## Task to carry out
Set down the data below from its first line to the line holding "import * as", inclusive; omit all pictures.

----

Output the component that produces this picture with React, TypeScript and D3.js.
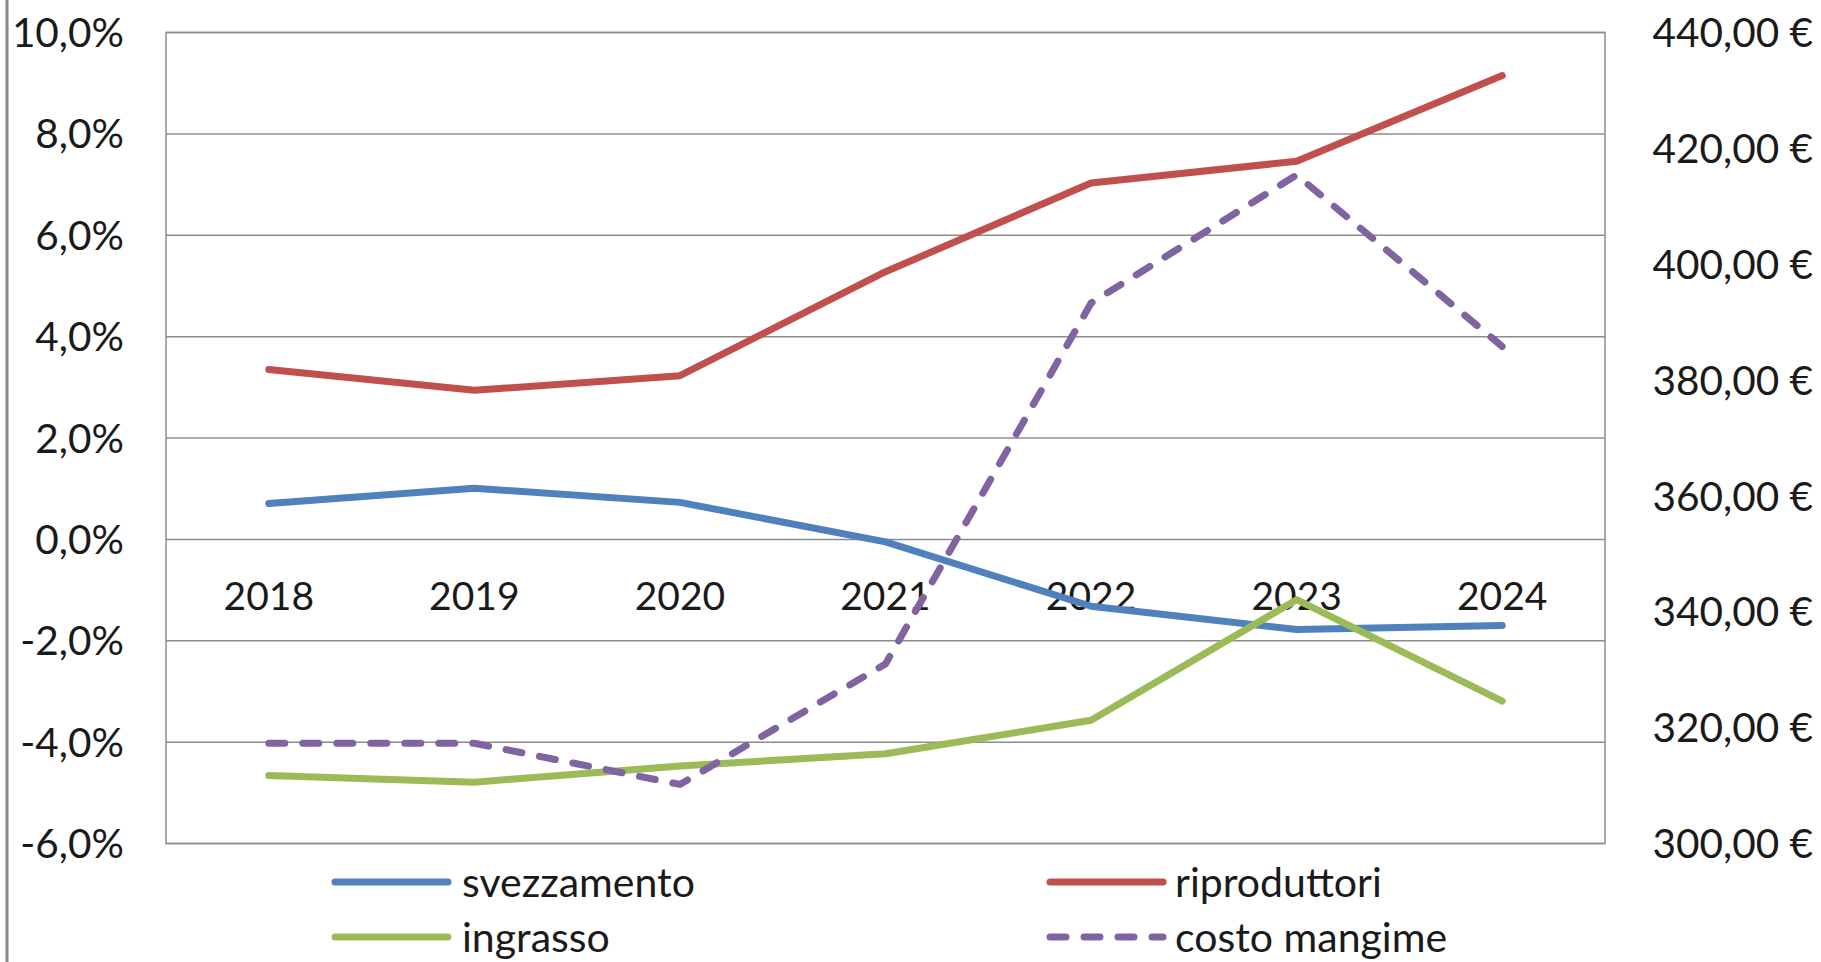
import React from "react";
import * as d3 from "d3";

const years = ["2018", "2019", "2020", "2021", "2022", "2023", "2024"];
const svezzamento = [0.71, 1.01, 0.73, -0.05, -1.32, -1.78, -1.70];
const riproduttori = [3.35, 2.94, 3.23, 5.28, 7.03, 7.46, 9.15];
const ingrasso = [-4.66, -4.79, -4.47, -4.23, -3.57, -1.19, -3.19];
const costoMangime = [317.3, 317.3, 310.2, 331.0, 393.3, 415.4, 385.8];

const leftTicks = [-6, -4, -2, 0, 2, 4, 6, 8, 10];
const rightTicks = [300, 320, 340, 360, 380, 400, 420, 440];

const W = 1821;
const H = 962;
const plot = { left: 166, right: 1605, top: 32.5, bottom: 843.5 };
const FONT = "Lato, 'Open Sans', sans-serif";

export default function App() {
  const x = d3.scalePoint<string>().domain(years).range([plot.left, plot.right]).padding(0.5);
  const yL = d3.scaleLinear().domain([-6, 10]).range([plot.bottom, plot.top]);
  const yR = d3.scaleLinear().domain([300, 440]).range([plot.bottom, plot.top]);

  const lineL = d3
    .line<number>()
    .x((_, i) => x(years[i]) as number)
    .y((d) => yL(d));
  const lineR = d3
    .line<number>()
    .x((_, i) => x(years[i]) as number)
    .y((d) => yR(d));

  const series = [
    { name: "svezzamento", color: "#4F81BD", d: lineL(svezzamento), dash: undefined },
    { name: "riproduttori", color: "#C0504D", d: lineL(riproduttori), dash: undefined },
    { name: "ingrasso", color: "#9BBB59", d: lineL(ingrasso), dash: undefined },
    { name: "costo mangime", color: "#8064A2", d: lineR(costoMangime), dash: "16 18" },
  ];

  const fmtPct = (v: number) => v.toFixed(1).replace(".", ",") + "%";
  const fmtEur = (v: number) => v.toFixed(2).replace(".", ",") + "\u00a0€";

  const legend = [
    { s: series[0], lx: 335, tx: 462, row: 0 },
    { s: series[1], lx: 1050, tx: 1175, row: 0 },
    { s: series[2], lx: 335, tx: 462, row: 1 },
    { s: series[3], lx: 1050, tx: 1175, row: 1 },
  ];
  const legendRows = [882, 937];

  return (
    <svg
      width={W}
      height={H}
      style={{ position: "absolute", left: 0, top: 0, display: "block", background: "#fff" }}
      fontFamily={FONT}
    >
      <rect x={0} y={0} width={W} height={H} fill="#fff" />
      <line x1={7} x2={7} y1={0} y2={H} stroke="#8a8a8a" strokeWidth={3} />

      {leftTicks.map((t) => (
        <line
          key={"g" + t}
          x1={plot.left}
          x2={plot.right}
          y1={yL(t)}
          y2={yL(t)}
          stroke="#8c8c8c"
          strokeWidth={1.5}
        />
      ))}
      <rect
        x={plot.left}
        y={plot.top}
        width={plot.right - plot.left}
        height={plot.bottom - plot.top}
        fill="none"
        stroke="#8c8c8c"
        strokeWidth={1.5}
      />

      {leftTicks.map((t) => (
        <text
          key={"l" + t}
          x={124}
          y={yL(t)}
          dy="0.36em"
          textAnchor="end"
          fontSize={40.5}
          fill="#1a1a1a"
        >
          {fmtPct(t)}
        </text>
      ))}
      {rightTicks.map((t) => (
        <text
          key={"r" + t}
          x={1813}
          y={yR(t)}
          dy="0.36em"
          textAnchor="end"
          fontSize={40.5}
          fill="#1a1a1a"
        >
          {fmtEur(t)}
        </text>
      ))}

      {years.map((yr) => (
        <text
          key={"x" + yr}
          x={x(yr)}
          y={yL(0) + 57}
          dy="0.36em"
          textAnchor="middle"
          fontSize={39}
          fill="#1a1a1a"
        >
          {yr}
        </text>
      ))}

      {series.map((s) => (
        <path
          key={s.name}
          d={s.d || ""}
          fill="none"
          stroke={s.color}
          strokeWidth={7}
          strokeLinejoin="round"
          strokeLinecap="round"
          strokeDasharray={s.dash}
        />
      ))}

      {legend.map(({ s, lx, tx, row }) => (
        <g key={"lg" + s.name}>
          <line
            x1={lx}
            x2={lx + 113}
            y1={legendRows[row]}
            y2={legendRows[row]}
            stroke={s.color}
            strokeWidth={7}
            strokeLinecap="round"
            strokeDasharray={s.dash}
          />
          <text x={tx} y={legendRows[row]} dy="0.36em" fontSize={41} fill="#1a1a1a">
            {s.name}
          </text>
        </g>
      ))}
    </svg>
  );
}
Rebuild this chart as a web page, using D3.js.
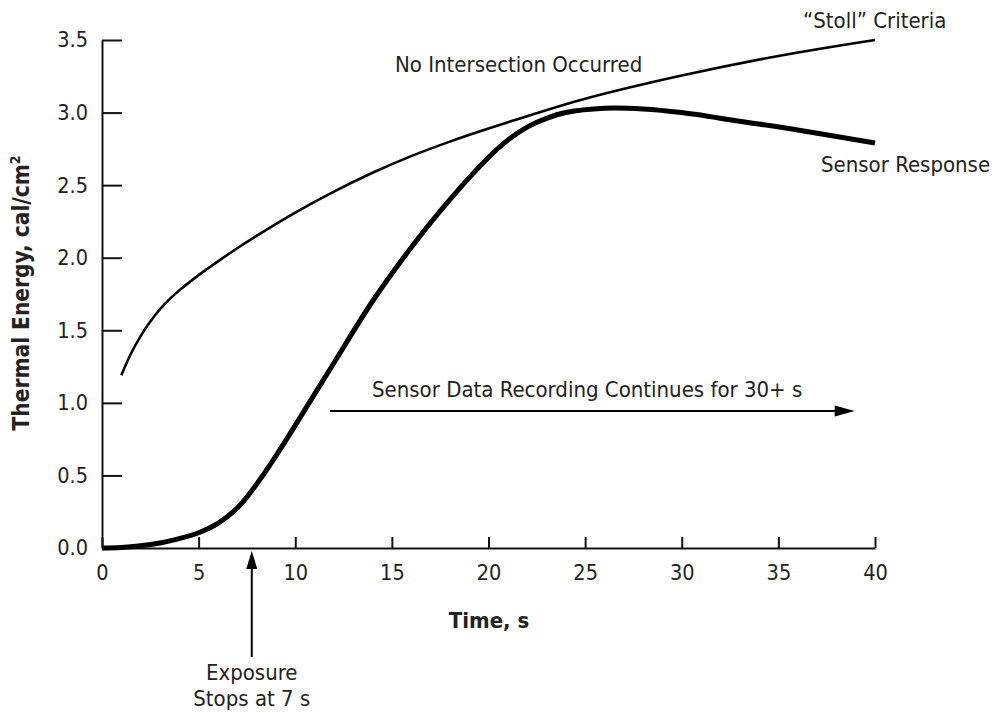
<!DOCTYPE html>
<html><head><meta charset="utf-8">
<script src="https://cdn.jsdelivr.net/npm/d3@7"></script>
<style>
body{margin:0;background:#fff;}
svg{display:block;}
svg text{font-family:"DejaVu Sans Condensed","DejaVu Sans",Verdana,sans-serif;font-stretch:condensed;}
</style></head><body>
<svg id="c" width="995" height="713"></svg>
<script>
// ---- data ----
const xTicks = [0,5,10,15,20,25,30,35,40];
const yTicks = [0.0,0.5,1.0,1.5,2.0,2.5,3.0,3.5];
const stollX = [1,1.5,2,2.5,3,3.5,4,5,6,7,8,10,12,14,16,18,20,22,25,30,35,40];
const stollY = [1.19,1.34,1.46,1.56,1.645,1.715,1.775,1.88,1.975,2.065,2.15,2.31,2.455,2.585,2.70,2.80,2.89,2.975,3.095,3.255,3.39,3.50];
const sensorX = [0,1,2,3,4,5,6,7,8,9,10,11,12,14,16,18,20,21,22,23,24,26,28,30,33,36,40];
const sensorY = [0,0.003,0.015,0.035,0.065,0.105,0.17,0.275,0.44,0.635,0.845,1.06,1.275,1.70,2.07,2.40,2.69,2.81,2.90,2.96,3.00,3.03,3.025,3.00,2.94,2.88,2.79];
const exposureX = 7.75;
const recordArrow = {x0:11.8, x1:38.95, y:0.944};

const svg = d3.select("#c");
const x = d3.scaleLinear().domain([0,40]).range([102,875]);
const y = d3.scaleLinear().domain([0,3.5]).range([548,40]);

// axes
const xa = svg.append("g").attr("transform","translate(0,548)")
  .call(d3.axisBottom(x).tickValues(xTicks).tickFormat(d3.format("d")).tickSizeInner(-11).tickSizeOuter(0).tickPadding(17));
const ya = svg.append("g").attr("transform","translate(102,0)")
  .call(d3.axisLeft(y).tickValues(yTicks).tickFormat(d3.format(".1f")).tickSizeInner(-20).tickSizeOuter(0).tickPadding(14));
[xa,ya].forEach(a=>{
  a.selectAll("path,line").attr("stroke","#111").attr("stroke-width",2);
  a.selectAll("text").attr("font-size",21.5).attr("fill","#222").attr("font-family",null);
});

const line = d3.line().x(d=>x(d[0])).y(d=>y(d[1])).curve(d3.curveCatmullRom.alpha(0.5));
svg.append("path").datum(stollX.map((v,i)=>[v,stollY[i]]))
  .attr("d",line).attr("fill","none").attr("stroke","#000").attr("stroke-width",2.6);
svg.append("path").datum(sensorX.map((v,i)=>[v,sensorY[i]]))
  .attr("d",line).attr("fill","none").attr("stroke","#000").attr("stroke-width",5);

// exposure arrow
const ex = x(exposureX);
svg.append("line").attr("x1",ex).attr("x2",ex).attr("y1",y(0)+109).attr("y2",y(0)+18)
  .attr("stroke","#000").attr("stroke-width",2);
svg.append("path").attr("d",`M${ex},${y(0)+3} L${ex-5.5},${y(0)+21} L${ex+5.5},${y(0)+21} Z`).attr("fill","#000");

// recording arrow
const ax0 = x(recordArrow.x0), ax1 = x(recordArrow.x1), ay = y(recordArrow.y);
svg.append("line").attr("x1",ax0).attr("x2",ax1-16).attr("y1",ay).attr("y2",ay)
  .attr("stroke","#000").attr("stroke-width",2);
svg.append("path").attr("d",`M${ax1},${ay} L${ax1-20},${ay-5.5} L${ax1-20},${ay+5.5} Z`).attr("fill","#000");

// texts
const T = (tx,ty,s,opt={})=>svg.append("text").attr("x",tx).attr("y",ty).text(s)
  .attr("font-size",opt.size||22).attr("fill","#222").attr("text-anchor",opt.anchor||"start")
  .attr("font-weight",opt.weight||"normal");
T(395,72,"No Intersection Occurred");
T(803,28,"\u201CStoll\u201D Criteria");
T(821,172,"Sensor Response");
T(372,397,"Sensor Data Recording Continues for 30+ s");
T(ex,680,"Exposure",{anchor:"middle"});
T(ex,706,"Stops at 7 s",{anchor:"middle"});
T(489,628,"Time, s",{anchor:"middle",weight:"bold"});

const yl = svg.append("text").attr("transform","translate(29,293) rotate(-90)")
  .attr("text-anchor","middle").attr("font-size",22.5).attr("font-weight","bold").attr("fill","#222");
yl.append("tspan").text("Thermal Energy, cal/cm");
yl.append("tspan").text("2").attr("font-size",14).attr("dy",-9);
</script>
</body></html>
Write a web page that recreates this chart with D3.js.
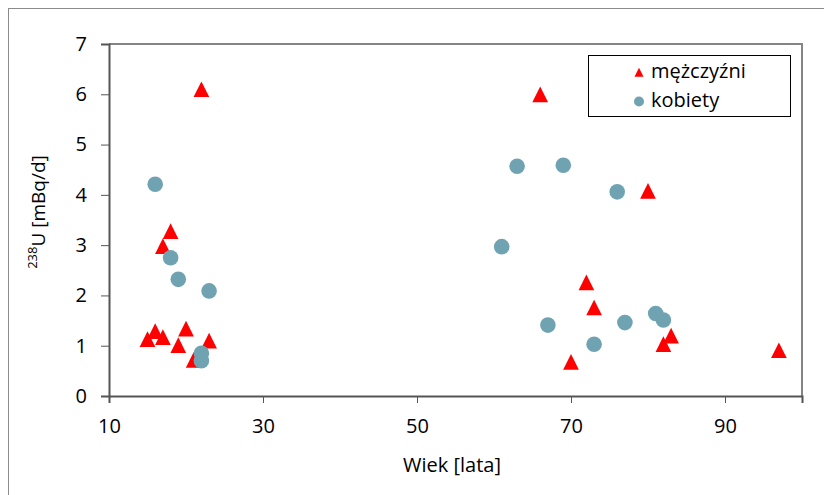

----

## Answer below
Output the component that produces this picture with React, TypeScript and D3.js.
import React from "react";
import * as d3 from "d3";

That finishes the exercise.